Holding tanks are seen in an aerial photograph at Colonial Pipeline's Dorsey Junction Station in Woodbine, Maryland, US Photograph:( Reuters )
Washington believes a Russia-based criminal group known as Darkside had targeted the company in a so-called ransomware attack
The US pipeline network shut down by a cyber attack said Saturday it has returned to fully "normal operations," easing concerns but not immediately ending gas shortages affecting many Eastern states.
Colonial Pipeline had announced late Thursday that its system was back up and running but said it might take days for the supply delivery chain to return to normal.
But on Saturday, the Georgia-based company announced the full return to normal, "delivering millions of gallons per hour to the markets we serve," it said on Twitter.
Washington believes a Russia-based criminal group known as Darkside had targeted the company in a so-called ransomware attack.
On Friday, computer servers for Darkside were taken down by unknown actors. Security firm Recorded Future said Darkside had admitted in a web post that it lost access to certain servers, though reportedly only after receiving a $5 million ransom payment from Colonial Pipeline.
Former US Treasury secretary Larry Summers said on CNN that US officials had likely exerted heavy pressure on the Russian leadership to shut down the hackers.

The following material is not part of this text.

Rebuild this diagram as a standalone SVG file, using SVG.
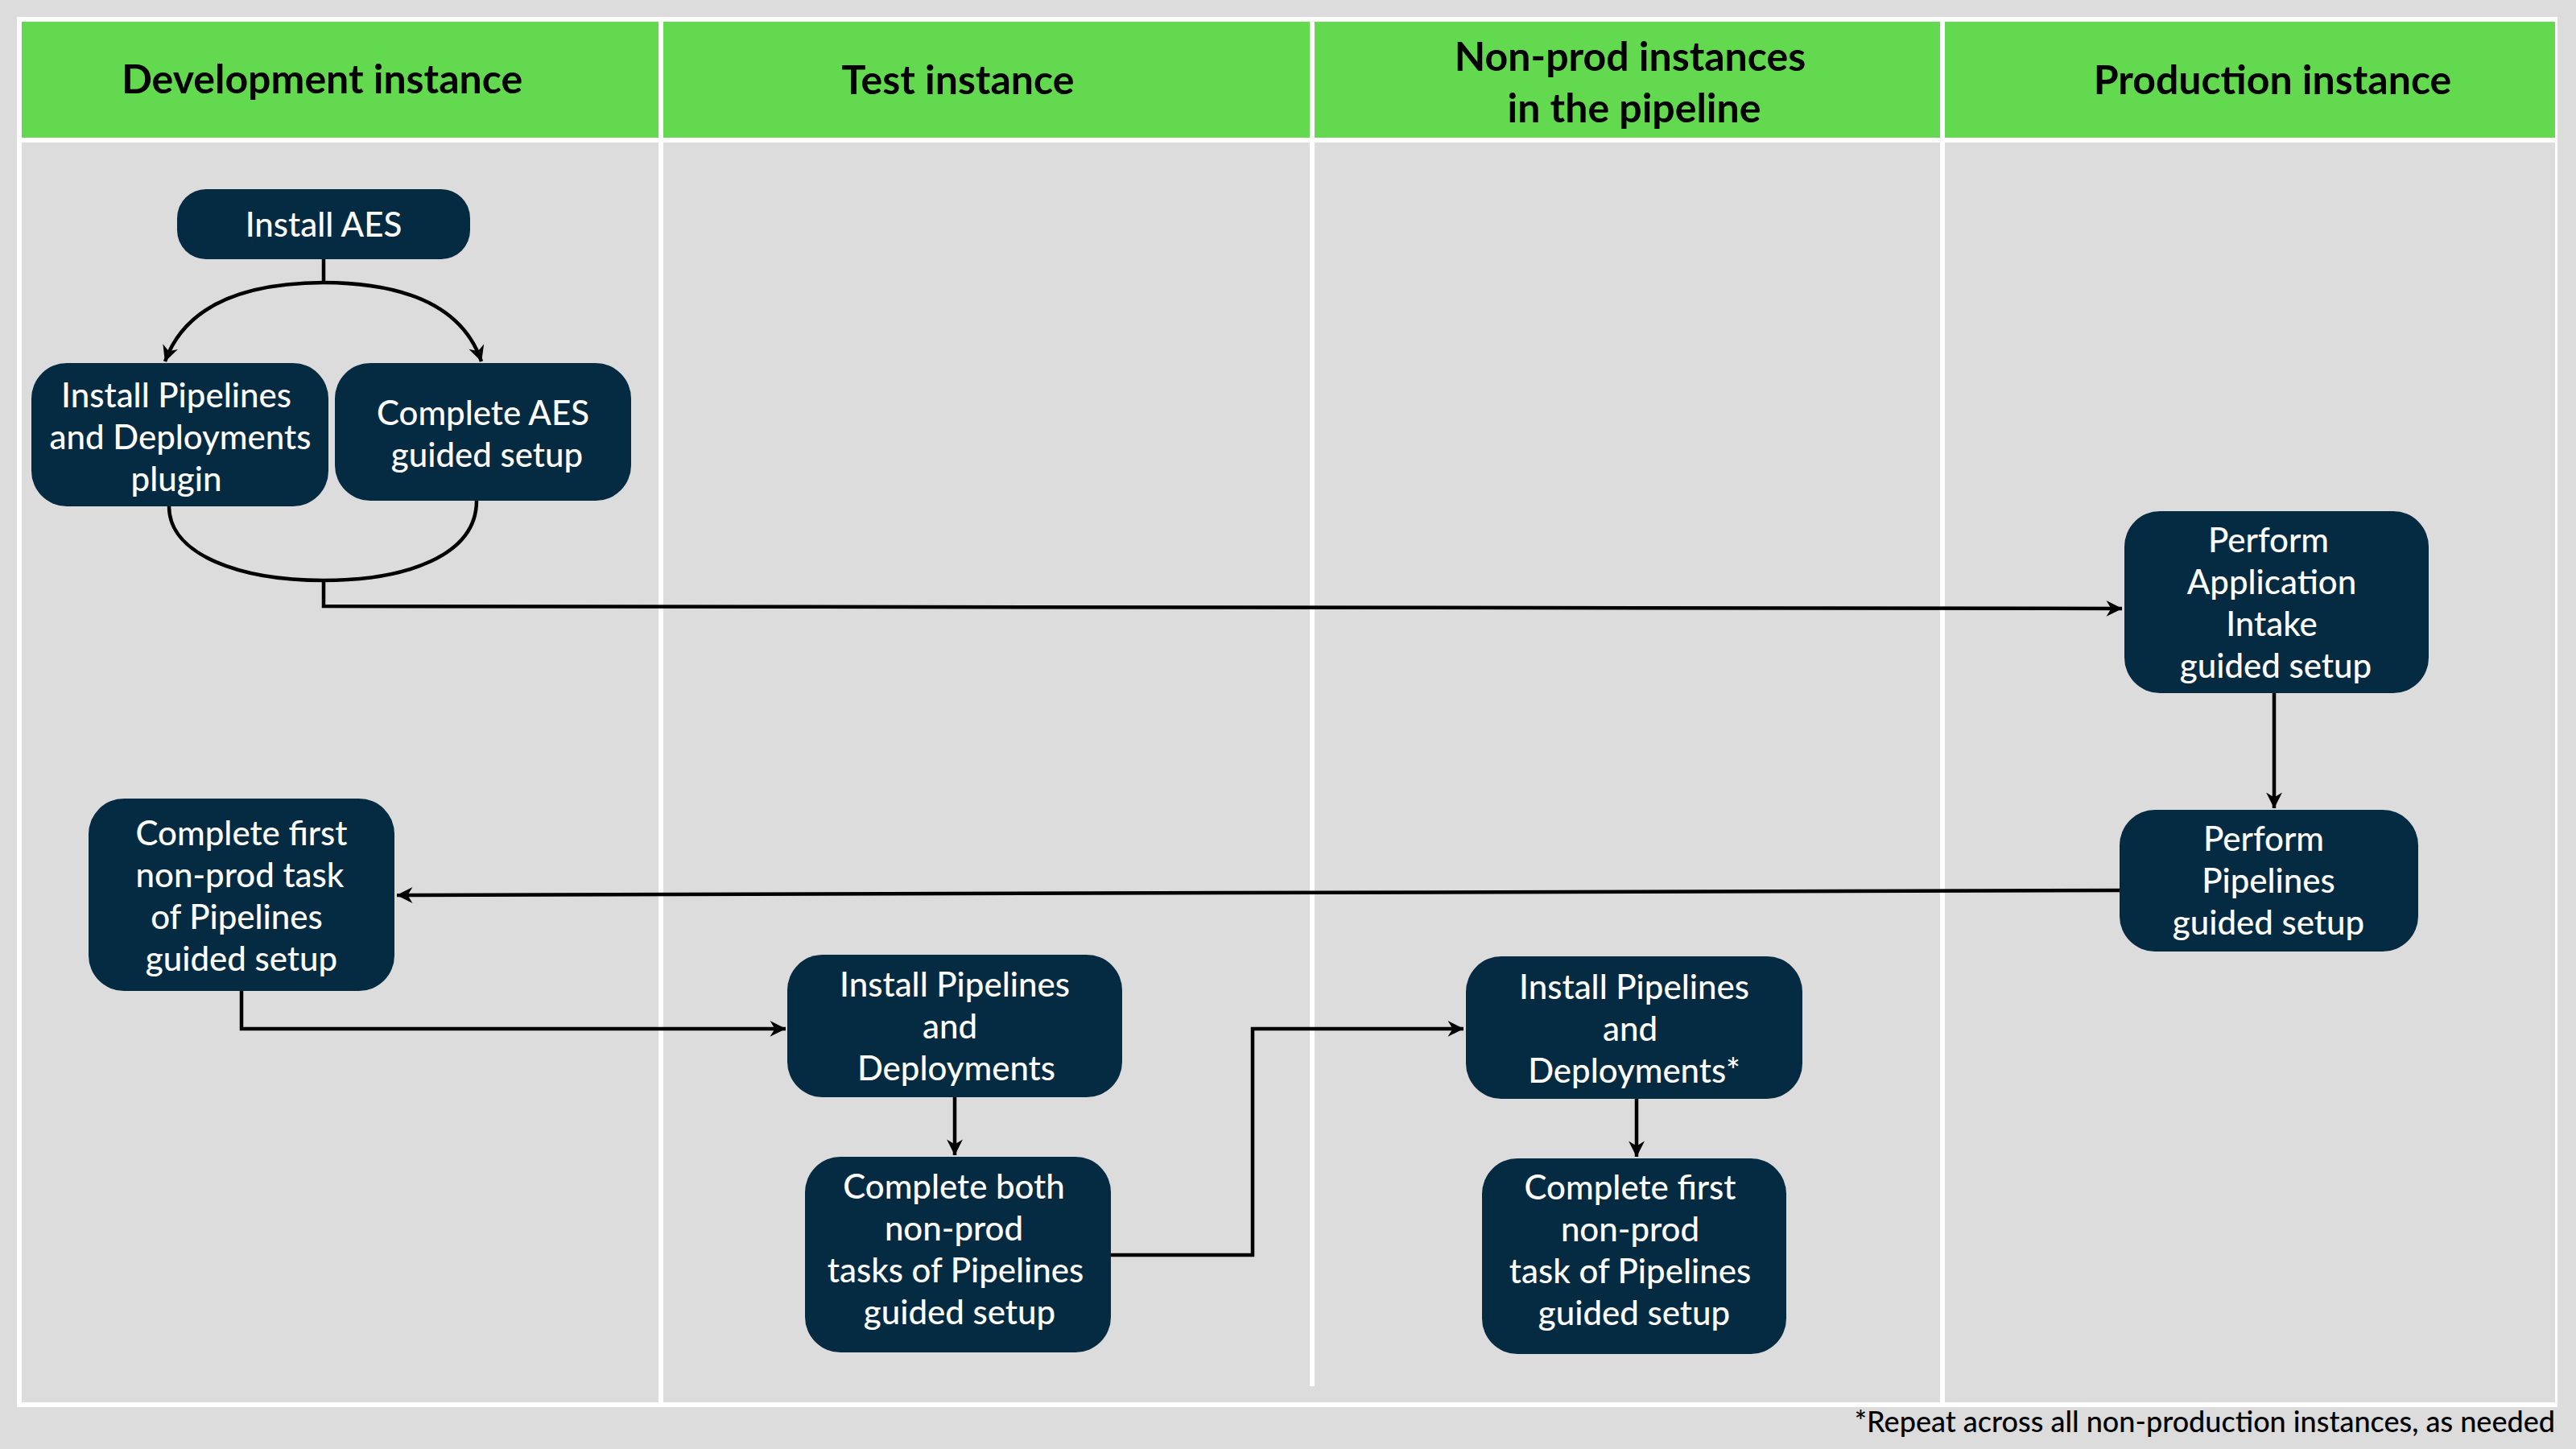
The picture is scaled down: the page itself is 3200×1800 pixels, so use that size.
<svg xmlns="http://www.w3.org/2000/svg" width="3200" height="1800" viewBox="0 0 3200 1800">
<style>
.n{fill:#042b42}
.t{font-family:Lato,"Noto Sans",sans-serif;font-size:42px;font-weight:500;fill:#fff;text-anchor:middle;dominant-baseline:central}
.h{font-family:Lato,"Noto Sans",sans-serif;font-size:50px;font-weight:700;fill:#000;text-anchor:middle;dominant-baseline:central}
.c{fill:none;stroke:#000;stroke-width:4.5}
</style>
<defs>
<marker id="a" viewBox="0 0 20 20" refX="19" refY="10" markerWidth="9" markerHeight="9" markerUnits="userSpaceOnUse" orient="auto" style="overflow:visible">
<path d="M0,0 L20,10 L0,20 L6,10 Z" fill="#000" transform="scale(2.2) translate(-11,-5.5)"/>
</marker>
</defs>
<rect width="3200" height="1800" fill="#dcdcdc"/>
<rect x="21" y="21" width="3156" height="1727" fill="#fff"/>
<g id="lanes">
<rect x="27" y="27" width="791" height="144" fill="#63d950"/>
<rect x="824" y="27" width="803" height="144" fill="#63d950"/>
<rect x="1633" y="27" width="777" height="144" fill="#63d950"/>
<rect x="2416" y="27" width="758" height="144" fill="#63d950"/>
<rect x="27" y="177" width="791" height="1565" fill="#dcdcdc"/>
<rect x="824" y="177" width="803" height="1565" fill="#dcdcdc"/>
<rect x="1633" y="177" width="777" height="1565" fill="#dcdcdc"/>
<rect x="2416" y="177" width="758" height="1565" fill="#dcdcdc"/>
<rect x="1627" y="1722" width="6" height="20" fill="#dcdcdc"/>
<text class="h" x="400" y="97">Development instance</text>
<text class="h" x="1190" y="98">Test instance</text>
<text class="h" x="2025" y="69">Non-prod instances</text>
<text class="h" x="2030" y="133">in the pipeline</text>
<text class="h" x="2823" y="98">Production instance</text>
</g>
<text x="3174" y="1765" font-family="Lato,'Noto Sans',sans-serif" font-size="36" font-weight="500" text-anchor="end" dominant-baseline="central">*Repeat across all non-production instances, as needed</text>
<g id="connectors">
<path class="c" d="M402,322 V351"/>
<path class="c" marker-end="url(#a)" d="M402,351 Q240,352 205,449"/>
<path class="c" marker-end="url(#a)" d="M402,351 Q565,352 598,449"/>
<path class="c" d="M210,629 C210,690 300,721 402,721 C505,721 592,690 592,622"/>
<path class="c" marker-end="url(#a)" d="M402,721 V753 L2636,756"/>
<path class="c" marker-end="url(#a)" d="M2825,861 V1004"/>
<path class="c" marker-end="url(#a)" d="M2633,1106 L493,1112"/>
<path class="c" marker-end="url(#a)" d="M300,1231 V1278 H976"/>
<path class="c" marker-end="url(#a)" d="M1186,1363 V1435"/>
<path class="c" marker-end="url(#a)" d="M1380,1559 H1556 V1278 H1818"/>
<path class="c" marker-end="url(#a)" d="M2033,1365 V1437"/>
</g>
<g id="n1"><rect class="n" x="220" y="235" width="364" height="87" rx="36"/><text class="t" x="402" y="278">Install AES</text></g>
<g id="n2"><rect class="n" x="39" y="451" width="369" height="178" rx="44"/><text class="t" x="219" y="490">Install Pipelines</text><text class="t" x="224" y="542">and Deployments</text><text class="t" x="219" y="594">plugin</text></g>
<g id="n3"><rect class="n" x="416" y="451" width="368" height="171" rx="44"/><text class="t" x="600" y="512">Complete AES</text><text class="t" x="605" y="564">guided setup</text></g>
<g id="n4"><rect class="n" x="2639" y="635" width="378" height="226" rx="44"/><text class="t" x="2818" y="670">Perform</text><text class="t" x="2822" y="722">Application</text><text class="t" x="2822" y="774">Intake</text><text class="t" x="2827" y="826">guided setup</text></g>
<g id="n5"><rect class="n" x="2633" y="1006" width="371" height="176" rx="44"/><text class="t" x="2812" y="1041">Perform</text><text class="t" x="2818" y="1093">Pipelines</text><text class="t" x="2818" y="1145">guided setup</text></g>
<g id="n6"><rect class="n" x="110" y="992" width="380" height="239" rx="44"/><text class="t" x="300" y="1034">Complete first</text><text class="t" x="298" y="1086">non-prod task</text><text class="t" x="294" y="1138">of Pipelines</text><text class="t" x="300" y="1190">guided setup</text></g>
<g id="n7"><rect class="n" x="978" y="1186" width="416" height="177" rx="44"/><text class="t" x="1186" y="1222">Install Pipelines</text><text class="t" x="1180" y="1274">and</text><text class="t" x="1188" y="1326">Deployments</text></g>
<g id="n8"><rect class="n" x="1000" y="1437" width="380" height="243" rx="44"/><text class="t" x="1185" y="1473">Complete both</text><text class="t" x="1185" y="1525">non-prod</text><text class="t" x="1187" y="1577">tasks of Pipelines</text><text class="t" x="1192" y="1629">guided setup</text></g>
<g id="n9"><rect class="n" x="1821" y="1188" width="418" height="177" rx="44"/><text class="t" x="2030" y="1225">Install Pipelines</text><text class="t" x="2025" y="1277">and</text><text class="t" x="2030" y="1329">Deployments*</text></g>
<g id="n10"><rect class="n" x="1841" y="1439" width="378" height="243" rx="44"/><text class="t" x="2025" y="1474">Complete first</text><text class="t" x="2025" y="1526">non-prod</text><text class="t" x="2025" y="1578">task of Pipelines</text><text class="t" x="2030" y="1630">guided setup</text></g>
</svg>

Colonial's temporary shutdown led to panic buying, with frantic motorists from Florida to Maryland lining up at gas stations. The resultant surge in demand sent the national average price above $3 a gallon for the first time since late 2014.
Website GasBuddy said 81 percent of stations in Washington remained out of gas on Saturday, though the numbers in several eastern states were much better.
Colonial Pipeline operates the largest fuel conduit system in the United States, sending gasoline and jet fuel from the Gulf Coast of Texas to the populous east coast through a pipeline network serving 50 million consumers.